Stated goal:
Within the entries below, please return exactly the lines from the one with "Output the Python" through the one with "import plotly.graph_objects as go", leaving out any pictures.

(Entries with chart source code)
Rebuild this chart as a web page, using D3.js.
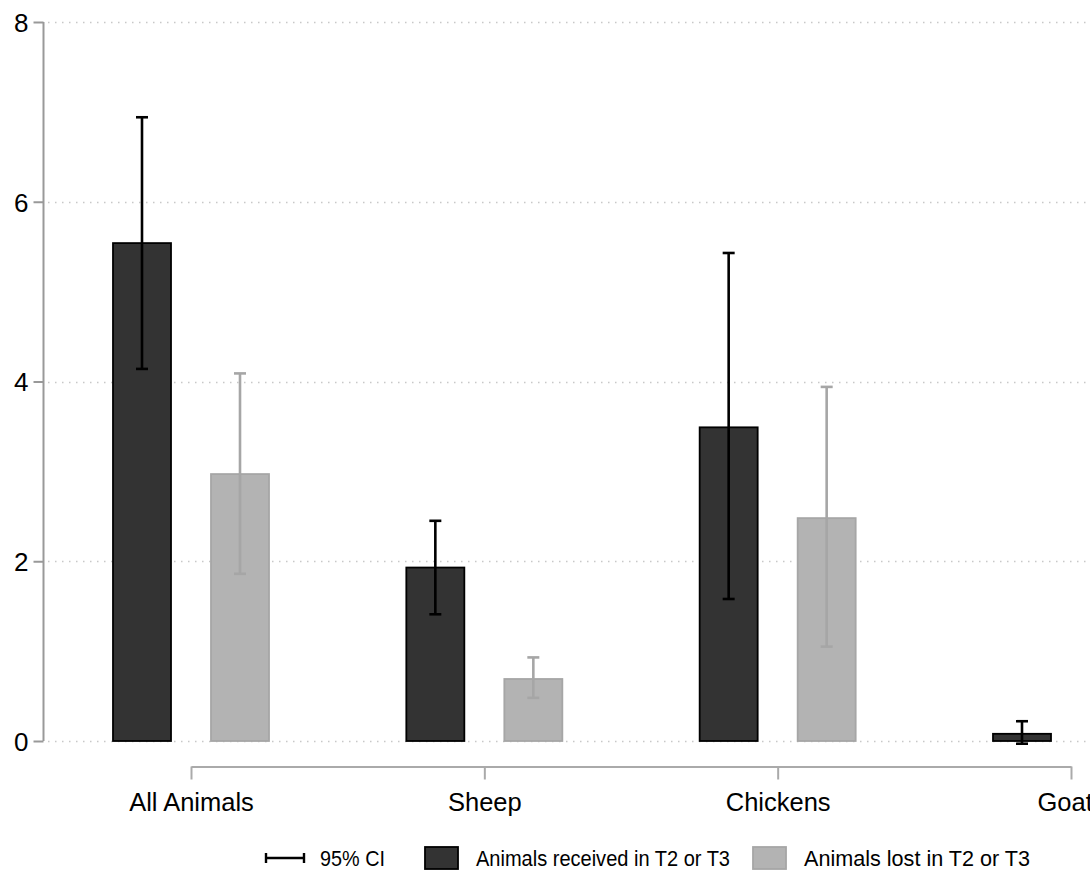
<!DOCTYPE html>
<html><head><meta charset="utf-8">
<script src="https://cdn.jsdelivr.net/npm/d3@7"></script>
<style>body{margin:0;background:#fff}svg{display:block}</style>
</head><body><svg id="c" width="1090" height="870"></svg>
<script>
const categories = ["All Animals", "Sheep", "Chickens", "Goats"];
const series = ["Animals received in T2 or T3", "Animals lost in T2 or T3"];
const receivedMean = [5.54, 1.93, 3.49, 0.08];
const receivedLo = [4.14, 1.41, 1.58, -0.03];
const receivedHi = [6.94, 2.45, 5.43, 0.22];
const lostMean = [2.97, 0.69, 2.48, null];
const lostLo = [1.86, 0.48, 1.05, null];
const lostHi = [4.09, 0.93, 3.94, null];
const yTicks = [0, 2, 4, 6, 8];
const ciLabel = "95% CI";

const svg = d3.select("#c");
const font = "'Liberation Sans', Arial, sans-serif";

const y = d3.scaleLinear().domain([0, 8]).range([741, 22]);
const x = d3.scalePoint().domain(categories).range([191, 1071]);
const xo = d3.scalePoint().domain(series).range([-49, 49]);
const bw = 58;
const fills = ["#333333", "#b3b3b3"];
const strokes = ["#000000", "#a6a6a6"];
const ciCol = ["#000000", "#a6a6a6"];

const data = [];
categories.forEach((c, i) => {
  data.push({c, s: series[0], k: 0, v: receivedMean[i], lo: receivedLo[i], hi: receivedHi[i]});
  if (lostMean[i] != null) data.push({c, s: series[1], k: 1, v: lostMean[i], lo: lostLo[i], hi: lostHi[i]});
});

// gridlines
svg.append("g").selectAll("line").data(yTicks).join("line")
  .attr("x1", 48).attr("x2", 1090)
  .attr("y1", d => Math.round(y(d)) + 0.5).attr("y2", d => Math.round(y(d)) + 0.5)
  .attr("stroke", "#c8c8c8").attr("stroke-width", 1.5).attr("stroke-dasharray", "1.5,5.5");

// y axis
const ya = svg.append("g").attr("transform", "translate(43.5,0)")
  .call(d3.axisLeft(y).tickValues(yTicks).tickSize(10).tickPadding(5).tickFormat(d3.format("d")));
ya.select(".domain").attr("stroke", "#999").attr("stroke-width", 2).attr("d", `M0,${y(8)}V${y(0)}`);
ya.selectAll(".tick line").attr("stroke", "#999").attr("stroke-width", 2);
ya.selectAll(".tick text").attr("font-family", font).attr("font-size", 26).attr("fill", "#000").attr("dy", "0.36em");

// x axis
const xa = svg.append("g").attr("transform", "translate(0,766.5)")
  .call(d3.axisBottom(x).tickSize(13).tickPadding(13).tickSizeOuter(0));
xa.select(".domain").attr("stroke", "#aaa").attr("stroke-width", 2);
xa.selectAll(".tick line").attr("stroke", "#aaa").attr("stroke-width", 2);
xa.selectAll(".tick text").attr("font-family", font).attr("font-size", 25.5).attr("fill", "#000");

// bars
svg.append("g").selectAll("rect").data(data).join("rect")
  .attr("x", d => x(d.c) + xo(d.s) - bw / 2)
  .attr("width", bw)
  .attr("y", d => Math.min(y(d.v), y(0)))
  .attr("height", d => Math.abs(y(0) - y(d.v)))
  .attr("fill", d => fills[d.k]).attr("stroke", d => strokes[d.k]).attr("stroke-width", 1.8);

// CIs
const ci = svg.append("g");
data.forEach(d => {
  const cx = x(d.c) + xo(d.s);
  const col = ciCol[d.k];
  ci.append("line").attr("x1", cx).attr("x2", cx).attr("y1", y(d.lo)).attr("y2", y(d.hi))
    .attr("stroke", col).attr("stroke-width", 2.6);
  [d.lo, d.hi].forEach(v => ci.append("line").attr("x1", cx - 6).attr("x2", cx + 6)
    .attr("y1", y(v)).attr("y2", y(v)).attr("stroke", col).attr("stroke-width", 2.6));
});

// legend
const lg = svg.append("g");
const ly = 858;
lg.append("line").attr("x1", 266).attr("x2", 304).attr("y1", ly).attr("y2", ly).attr("stroke", "#000").attr("stroke-width", 2.4);
[266, 304].forEach(xx => lg.append("line").attr("x1", xx).attr("x2", xx).attr("y1", ly - 5).attr("y2", ly + 5).attr("stroke", "#000").attr("stroke-width", 2.4));
const lt = (x0, w, s) => lg.append("text").attr("x", x0).attr("y", ly + 8).attr("font-family", font)
  .attr("font-size", 22).attr("textLength", w).attr("lengthAdjust", "spacingAndGlyphs").text(s);
lt(320, 65, ciLabel);
const boxes = [{x: 425, tx: 476, w: 254}, {x: 753, tx: 804, w: 226}];
series.forEach((s, i) => {
  lg.append("rect").attr("x", boxes[i].x).attr("y", 847).attr("width", 33).attr("height", 22)
    .attr("fill", fills[i]).attr("stroke", strokes[i]).attr("stroke-width", 1.8);
  lt(boxes[i].tx, boxes[i].w, s);
});
</script></body></html>
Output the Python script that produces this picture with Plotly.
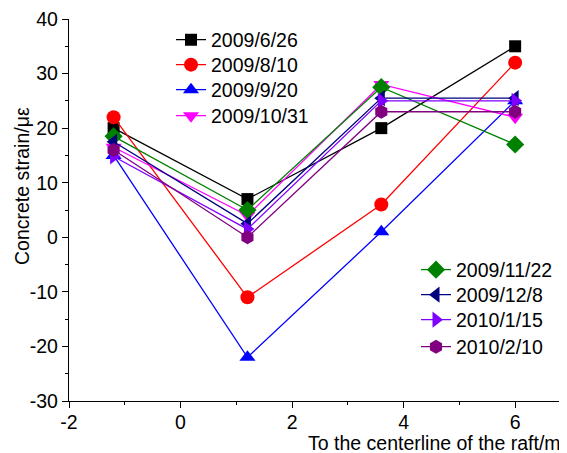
import plotly.graph_objects as go

x_pos = [-1.2, 1.2, 3.6, 6.0]
series_names = ["2009/6/26", "2009/8/10", "2009/9/20", "2009/10/31",
                "2009/11/22", "2009/12/8", "2010/1/15", "2010/2/10"]
s_0626 = [20, 7, 20, 35]
s_0810 = [22, -11, 6, 32]
s_0920 = [15, -22, 1, 25]
s_1031 = [16.5, 4, 28, 22]
s_1122 = [18.5, 5, 27.5, 17]
s_1208 = [17.5, 2.5, 25.5, 25.5]
s_0115 = [14.8, 1.5, 25, 25]
s_0210 = [16, 0, 23, 23]
values = [s_0626, s_0810, s_0920, s_1031, s_1122, s_1208, s_0115, s_0210]

x_ticks = [-2, 0, 2, 4, 6]
y_ticks = [-30, -20, -10, 0, 10, 20, 30, 40]

colors = ["#000000", "#FF0000", "#0000FF", "#FF00FF",
          "#008000", "#000080", "#8000FF", "#800080"]
symbols = ["square", "circle", "triangle-up", "triangle-down",
           "diamond", "triangle-left", "triangle-right", "hexagon"]
sizes = [12, 14, 14, 14, 14, 14, 14, 14]

FONT = "Arial, Liberation Sans, sans-serif"
FS = 19.5

# plot area in figure pixels (page has an 8px body offset)
L, T, R, B = 61, 11, 8, 60
W, H = 567, 453
PW, PH = W - L - R, H - T - B

def px_x(xf):
    return (xf - L) / PW

def px_y(yf):
    return (H - B - yf) / PH

# legend item centres (figure px) and left edges
leg_rows = [32, 57, 82, 108, 262, 287, 312, 339]
leg_left = [163] * 4 + [408] * 4

fig = go.Figure()
legend_layout = {}
for i, (name, vals) in enumerate(zip(series_names, values)):
    lname = "legend" if i == 0 else f"legend{i + 1}"
    fig.add_trace(go.Scatter(
        x=x_pos, y=vals, name=name, mode="lines+markers",
        line=dict(color=colors[i], width=1.3),
        marker=dict(symbol=symbols[i], size=sizes[i], color=colors[i],
                    line=dict(width=0)),
        legend=lname,
    ))
    legend_layout[lname] = dict(
        x=px_x(leg_left[i]), y=px_y(leg_rows[i]), xanchor="left", yanchor="middle",
        bgcolor="rgba(0,0,0,0)", font=dict(family=FONT, size=FS, color="black"),
        tracegroupgap=0)

axis_common = dict(
    showgrid=False, zeroline=False, showline=True, linecolor="black",
    linewidth=1.3, ticks="outside", ticklen=6, tickwidth=1.3,
    tickcolor="black", tickfont=dict(family=FONT, size=FS, color="black"),
    mirror=False, automargin=False, ticklabeloverflow="allow",
)

fig.update_layout(
    width=W, height=H,
    paper_bgcolor="white", plot_bgcolor="white",
    margin=dict(l=L, r=R, t=T, b=B, autoexpand=False),
    font=dict(family=FONT, color="black"),
    xaxis=dict(range=[-2, 6.93], tickvals=x_ticks,
               ticktext=[str(v) for v in x_ticks],
               ticklabelstandoff=-3,
               minor=dict(tickvals=[-1, 1, 3, 5], ticks="outside", ticklen=3,
                          tickwidth=1.3, tickcolor="black"),
               **axis_common),
    yaxis=dict(range=[-30, 40], tickvals=y_ticks,
               ticktext=[str(v) for v in y_ticks],
               minor=dict(tickvals=[-25, -15, -5, 5, 15, 25, 35], ticks="outside",
                          ticklen=3, tickwidth=1.3, tickcolor="black"),
               **axis_common),
    showlegend=True,
    **legend_layout,
)

fig.add_annotation(text="Concrete strain/με", xref="paper", yref="paper",
                   x=px_x(14), y=px_y(178), xanchor="center", yanchor="middle",
                   textangle=-90, showarrow=False,
                   font=dict(family=FONT, size=FS, color="black"))
fig.add_annotation(text="To the centerline of the raft/m", xref="paper", yref="paper",
                   x=px_x(555), y=px_y(422), xanchor="right", yanchor="top",
                   showarrow=False,
                   font=dict(family=FONT, size=FS, color="black"))

fig.write_html("out.html")
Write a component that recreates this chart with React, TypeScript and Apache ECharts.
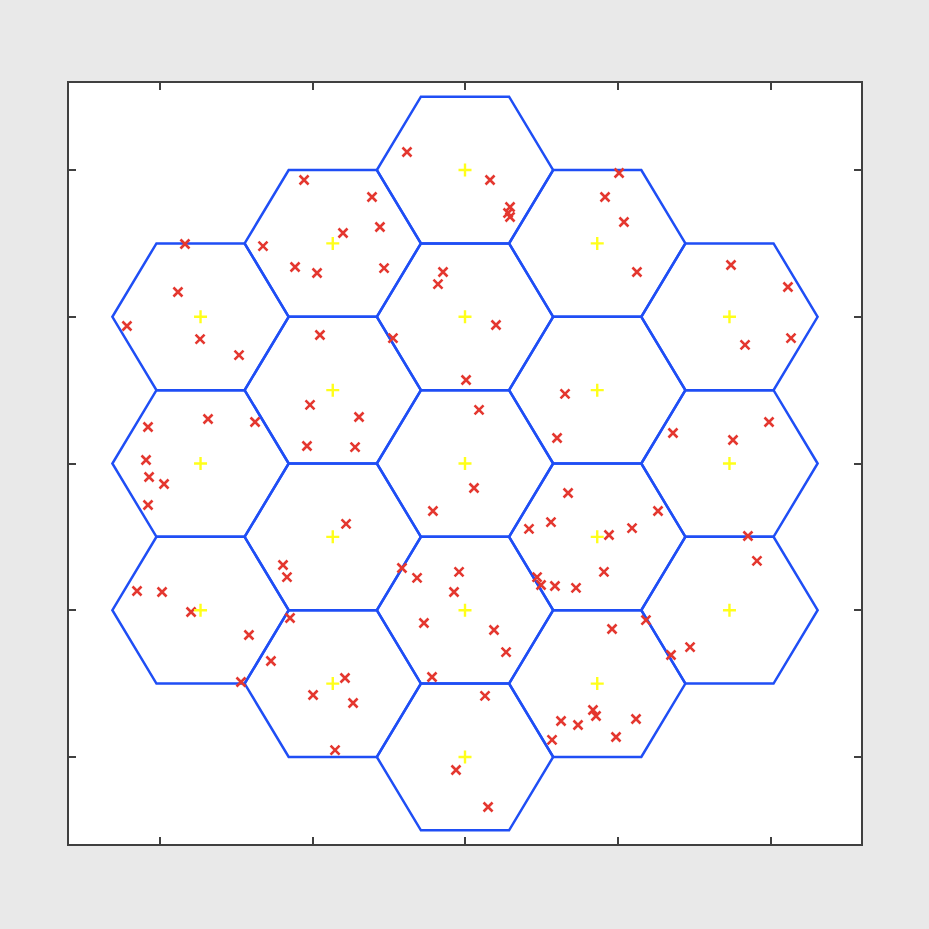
import React, { useEffect, useRef } from "react";
import * as echarts from "echarts";

// Hexagonal cell centres (metres)
const cellX = [0, 0, 0, 0, 0, 866, 866, 866, 866, -866, -866, -866, -866, 1732, 1732, 1732, -1732, -1732, -1732];
const cellY = [-2000, -1000, 0, 1000, 2000, -1500, -500, 500, 1500, -1500, -500, 500, 1500, -1000, 0, 1000, -1000, 0, 1000];

// User positions (metres)
const userX = [
  -380, 164, 1009, -1054, 917, -609, 295, 282, 295, 1041,
  -557, -799, -1834, -1323, 1742, -1113, -969, -530, -144, -177,
  1126, 2115, -1880, -2214, 203, -950, -472, -1735, 2135, 1834,
  -1480, 7, 655, -1015, 92, -1683, -1375, -694, 1991, -2076,
  1362, 603, 1755, -1035, -720, -2089, -2069, -1971, 59, 675,
  -2076, -210, 1264, -779, 563, 419, 1094, 943, 1853, 1912,
  -1192, -413, -39, 910, -1166, -314, 472, 498, 589, 727,
  -72, -2148, -1984, -1794, -1146, 1185, -269, 963, 190, -1415,
  1474, 269, 1349, -1271, -216, -786, -1467, -995, 131, -733,
  838, 858, 1120, 629, 740, 989, 570, -851, -59, 151,
];
const userY = [
  2123, 1932, 1980, 1932, 1816, 1816, 1748, 1707, 1680, 1646,
  1612, 1571, 1496, 1482, 1353, 1339, 1298, 1332, 1305, 1223,
  1305, 1203, 1169, 937, 944, 876, 855, 848, 855, 808,
  739, 569, 474, 399, 365, 303, 283, 317, 283, 249,
  208, 174, 160, 119, 112, 24, -92, -140, -167, -201,
  -283, -324, -324, -412, -399, -446, -440, -487, -494, -664,
  -692, -712, -739, -739, -774, -780, -774, -828, -835, -848,
  -876, -869, -876, -1012, -1053, -1067, -1087, -1128, -1135, -1169,
  -1251, -1285, -1305, -1346, -1455, -1462, -1489, -1578, -1584, -1632,
  -1680, -1721, -1741, -1755, -1782, -1864, -1884, -1953, -2089, -2341,
];

const tickValues = [-2000, -1000, 0, 1000, 2000];
const axisMin = -2600;
const axisMax = 2600;
const cellRadius = 1000 / Math.sqrt(3);

export default function App() {
  const ref = useRef<HTMLDivElement>(null);
  useEffect(() => {
    if (!ref.current) return;
    const chart = echarts.init(ref.current, null, { renderer: "svg" });
    const tickStyle = {
      show: true,
      inside: true,
      length: 8,
      customValues: tickValues,
      lineStyle: { color: "#404040", width: 2 },
    };
    const mkAxis = (position: string) => ({
      type: "value",
      min: axisMin,
      max: axisMax,
      position,
      axisLine: { show: false, onZero: false },
      axisTick: tickStyle,
      axisLabel: { show: false },
      splitLine: { show: false },
    });
    chart.setOption({
      animation: false,
      backgroundColor: "#e9e9e9",
      grid: {
        show: true,
        left: 68,
        top: 82,
        width: 794,
        height: 763,
        backgroundColor: "#ffffff",
        borderColor: "#404040",
        borderWidth: 2,
      },
      xAxis: [mkAxis("bottom"), mkAxis("top")],
      yAxis: [mkAxis("left"), mkAxis("right")],
      series: [
        {
          type: "custom",
          name: "cells",
          data: cellX.map((x, i) => [x, cellY[i]]),
          encode: { x: 0, y: 1 },
          clip: true,
          renderItem: (params: any, api: any) => {
            const cx = api.value(0);
            const cy = api.value(1);
            const pts: number[][] = [];
            for (let k = 0; k < 6; k++) {
              const a = (Math.PI / 3) * k;
              pts.push(api.coord([cx + cellRadius * Math.cos(a), cy + cellRadius * Math.sin(a)]));
            }
            return {
              type: "polygon",
              shape: { points: pts },
              style: { fill: "none", stroke: "#1f4ef5", lineWidth: 2.5 },
            };
          },
          z: 1,
        },
        {
          type: "scatter",
          name: "users",
          data: userX.map((x, i) => [x, userY[i]]),
          symbol: "path://M0,0L10,10M10,0L0,10",
          symbolSize: 9,
          itemStyle: { color: "transparent", borderColor: "#e4372f", borderWidth: 2.6, opacity: 1 },
          z: 2,
        },
        {
          type: "scatter",
          name: "centres",
          data: cellX.map((x, i) => [x, cellY[i]]),
          symbol: "path://M5,0L5,10M0,5L10,5",
          symbolSize: 13,
          itemStyle: { color: "transparent", borderColor: "#ffff1a", borderWidth: 2.4, opacity: 1 },
          z: 3,
        },
      ],
    });
    return () => chart.dispose();
  }, []);
  return (
    <div
      ref={ref}
      style={{ position: "fixed", left: 0, top: 0, width: 929, height: 929 }}
    />
  );
}
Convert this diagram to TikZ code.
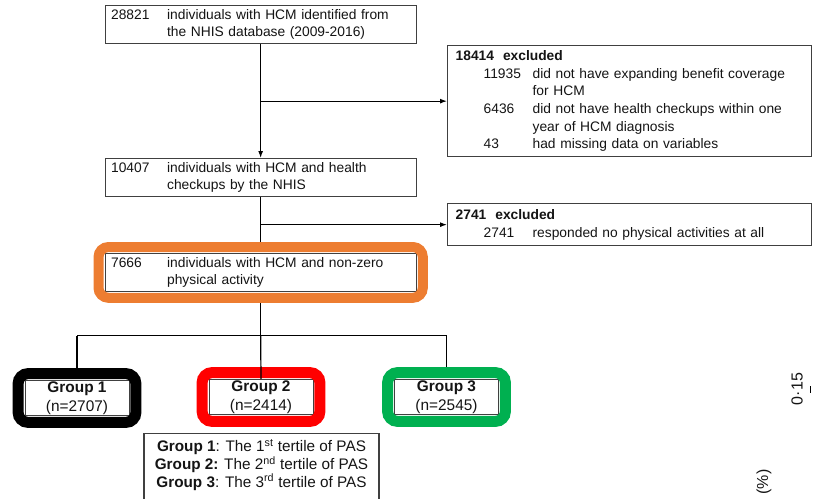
\documentclass[tikz,border=0pt]{standalone}
\usepackage{fontspec}
\setmainfont{Liberation Sans}
\usetikzlibrary{arrows.meta,positioning,fit}
\definecolor{fcgray}{HTML}{404040}
\definecolor{fctext}{HTML}{141414}
\definecolor{fcorange}{HTML}{ED7D31}
\definecolor{fcred}{HTML}{FF0000}
\definecolor{fcgreen}{HTML}{00B050}

\begin{document}
\begin{tikzpicture}[
  x=1pt,y=-1pt,
  every node/.style={font=\fontsize{13.8}{17.6}\selectfont,text=fctext},
  B/.style={draw=fcgray,line width=1.3pt,fill=white,anchor=north west,
            minimum width=311pt,minimum height=37.5pt,inner xsep=6pt,
            text width=299pt,align=left},
  X/.style={draw=fcgray,line width=1.3pt,anchor=north west,
            minimum width=364pt,inner xsep=8pt,text width=348pt,align=left},
  G/.style={draw=fcgray,line width=0.8pt,fill=white,inner sep=1pt,
            minimum width=104pt,minimum height=35pt,align=center,
            font=\fontsize{15.4}{19}\selectfont},
  R/.style={draw=#1,line width=11pt,rounded corners=10pt,
            inner sep=6.5pt,outer sep=5.5pt},
  ln/.style={line width=1.2pt,black},
  ar/.style={ln,-{Latex[length=7pt,width=5pt]}}
]
\useasboundingbox (0,0) rectangle (813,498);
\clip (0,0) rectangle (813,498);

\node[B](hcm) at (104.5,5)
  {\makebox[56pt][l]{28821}individuals with HCM identified from\\
   \hspace*{56pt}the NHIS database (2009-2016)};
\node[X,minimum height=111pt](exa) at (447,45)
  {\textbf{18414\hspace{9pt}excluded}\\
   \hspace*{28pt}\makebox[49pt][l]{11935}did not have expanding benefit coverage\\
   \hspace*{77pt}for HCM\\
   \hspace*{28pt}\makebox[49pt][l]{6436}did not have health checkups within one\\
   \hspace*{77pt}year of HCM diagnosis\\
   \hspace*{28pt}\makebox[49pt][l]{43}had missing data on variables};
\node[B](chk) at (104.5,158)
  {\makebox[56pt][l]{10407}individuals with HCM and health\\
   \hspace*{56pt}checkups by the NHIS};
\node[X,minimum height=42pt](exb) at (447,203)
  {\textbf{2741\hspace{9pt}excluded}\\
   \hspace*{28pt}\makebox[49pt][l]{2741}responded no physical activities at all};
\node[B](act) at (104.5,253)
  {\makebox[56pt][l]{7666}individuals with HCM and non-zero\\
   \hspace*{56pt}physical activity};
\node[R=fcorange,line width=10pt,inner sep=6pt,outer sep=5pt,fit=(act)](actr){};

\node[G](grpa) at (77,398){\textbf{Group 1}\\(n=2707)};
\node[G](grpb) at (261,397){\textbf{Group 2}\\(n=2414)};
\node[G](grpc) at (446.5,397){\textbf{Group 3}\\(n=2545)};
\node[R=black,fit=(grpa)](grpar){};
\node[R=fcred,fit=(grpb)](grpbr){};
\node[R=fcgreen,fit=(grpc)](grpcr){};

\node[draw=fcgray,line width=1.3pt,anchor=north,minimum width=235pt,
      inner ysep=6pt,align=center,font=\fontsize{15.3}{17.6}\selectfont](key)
      at (261.5,433)
  {\textbf{Group 1}: The 1\textsuperscript{st} tertile of PAS\\
   \textbf{Group 2:} The 2\textsuperscript{nd} tertile of PAS\\
   \textbf{Group 3}: The 3\textsuperscript{rd} tertile of PAS\\
   \mbox{}};

\node[rotate=90,font=\fontsize{16}{18}\selectfont](ytick) at (797,389){0·15};
\node[rotate=90,font=\fontsize{16}{18}\selectfont](yunit) at (764,482){(\%)};
\draw[line width=0.9pt] (810,386) -- (810,393);

\draw[ar](hcm.south)--(chk.north);
\draw[ar](hcm.south |- exa.west)--(exa.west);
\draw[ln](chk.south)--(actr.north);
\draw[ar](chk.south |- exb.west)--(exb.west);
\draw[ln](actr.south)--++(0,33) coordinate (split);
\draw[ln](grpar.north |- split)--(grpcr.north |- split);
\draw[ln](grpar.north |- split)--(grpar.north);
\draw[ln](split)--(grpb.north);
\draw[ln](grpcr.north |- split)--(grpcr.north);
\end{tikzpicture}
\end{document}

Answer:
Output the Python script that produces this picture with Plotly.
import plotly.graph_objects as go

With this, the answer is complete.